Under the terms of the partial trade arrangement, Chinese spending on U.S. farm goods will scale to an annual figure of $40 billion to $50 billion over two years, Treasury Secretary Steven Mnuchin said earlier.

Chinese firms have bought U.S. agricultural products including 20 million tons of soybeans and 700,000 tons of pork so far this year and will accelerate its purchases, Chinese Foreign Ministry Spokesman Geng Shuang told reporters on Tuesday. Asked about the “phase one” trade deal, he said that what the U.S. said is “accurate” and the U.S. and China have the same understanding of the situation.
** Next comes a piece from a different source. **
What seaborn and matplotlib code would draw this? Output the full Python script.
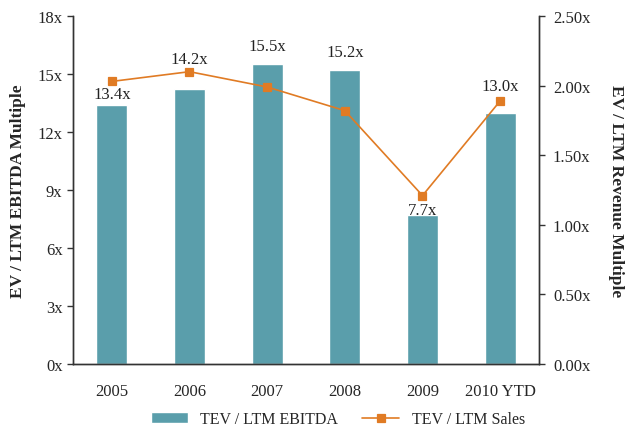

Both sides have expressed a willingness to work toward a final agreement, and the attitudes of both sides are “actually the same,” according to commentary posted on the China Radio website.

The two sides are working toward a deal that can be signed at the Asia-Pacific Economic Cooperation summit next month in Chile. China wants further talks as soon as the end of October to hammer out the details, people familiar said separately earlier. Mnuchin also told CNBC he expects officials to work in coming weeks to get the first stage ready for both sides to sign. If that doesn’t happen, new U.S. import levies on Chinese products will be imposed starting Dec. 15, he said.

China is considering buying a wide array items to boost imports, including soybeans, cereals, cotton, ethanol, fertilizer, juice, coffee and meat, the people said, and it could also lift barriers on distillers dried grains and remove a ban on chicken imports. Machinery, lumber and pesticides could also be added, they said. The people said these purchases would be worth more than $40 billion but said China hasn’t decided on specific values for the items.

China’s Ministry of Commerce did not immediately respond to a fax seeking comment on potential U.S. farm purchases.

Beijing adopted hefty anti-dumping and anti-subsidy tariffs on U.S. distillers dried grains, a by-product of corn ethanol production that’s used in animal feed, in 2017. Axing the distillers dried grains tariffs would allow China, the world’s biggest buyer, to resume purchases from the top supplier in a trade once worth $2 billion before falling to almost zero. It also still has retaliatory tariffs on products including U.S. soybeans, corn and pork.